When the parties could not agree on the composition of the non­profit's board of trustees, this decision was turned over to Judge Harry Pregerson, who had presided over the case since its inception. To the surprise of many, in September 1995, Judge Pregerson appointed a board comprised principally of insiders, persons formerly associated with administering CFHP's program, and bankers, lawyers and businesspersons. Allan Kingston, the former head of CFHP, was appointed as both CEO and a trustee

Shortly thereafter, Kingston hired one of these industry insiders, Dan Lopez, to be the chief consultant to assist the parties in studying possible privatization opportunities. In March 1996, by which time he had been a Century board member for almost 6 months, Lopez unveiled his report.

Privatization Runs Amok 

The Lopez report's recommendations were staggering in their nature and breadth. First, Lopez proposed termination of all further "watchdog'' services by the Consent Decree support entities, on the premise that they were no longer needed because Century's new board of trustees was now managing the program. Second, Lopez proposed vastly altering the Consent Decree's substantive restrictions, so as to give Century's board the "flexibility" to manage the Consent Decree funds as it henceforth saw fit. 
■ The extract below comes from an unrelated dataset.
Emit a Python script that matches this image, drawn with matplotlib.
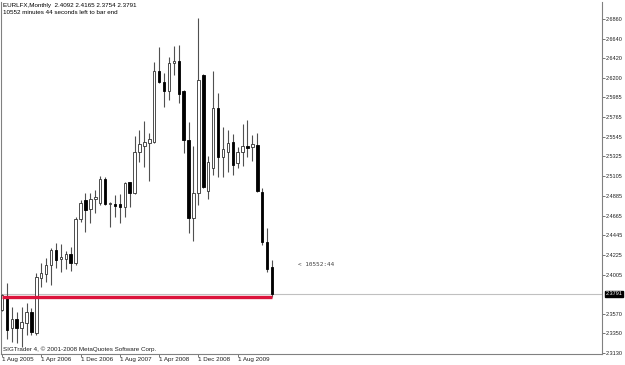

In particular, Lopez proposed—and Century's board approved—a "business plan" in June 1996 adopting a radically different style and substance of operations. Instead of continuing to disperse the remaining Consent Decree funds to subsidize affordable housing through the provision of “soft seconds,” Century would become a lender of secured first trust deed moneys, in competition with banks and conventional lenders, charging near market-rate interest of almost 8% on its funds. To minimize their risks and maximize their opportunities to "grow" the so-called the Consent Decree "endowment," Century would make future loans on both housing and non-housing projects (including commercial movie theaters, shopping centers and the like) throughout the entire Los Angeles/Orange County metropolitan region.

Century thereupon relocated from its former modest offices in Inglewood to what recent newspaper stories have labeled "plush" new quarters in the Corporate Pointe area of Culver City. And it requested that Judge Pregerson modify the Consent Decree to grant it full authority to implement the Lopez report recommendations. Century's trustees urged Pregerson that, because he had appointed them, he should now "trust" them by giving them the requested "flexibility." 

Plaintiffs vigorously opposed Century's proposals, pointing out that they would effectively remove meaningful accountability for the future of the program. Plaintiffs' eminent expert witnesses, John Maguire, the former head of the Los Angeles City Redevelopment Agency's housing program, and Jennifer Bigelow, former Director of SCANPH, testified that the loss of further Consent Decree deep gap subsidies for affordable housing would be a severe blow to the corridor communities, coming at a time when other government subsidy programs for affordable housing are threatened. They also questioned how Century could qualify for tax exempt "charitable" status, since its principle operations were being redesigned to become a profit-making engine. 

Last month, Judge Pregerson granted Century's motion to modify the Consent Decree in all requested respects. Plaintiffs anticipate filing an appeal to the Ninth Circuit.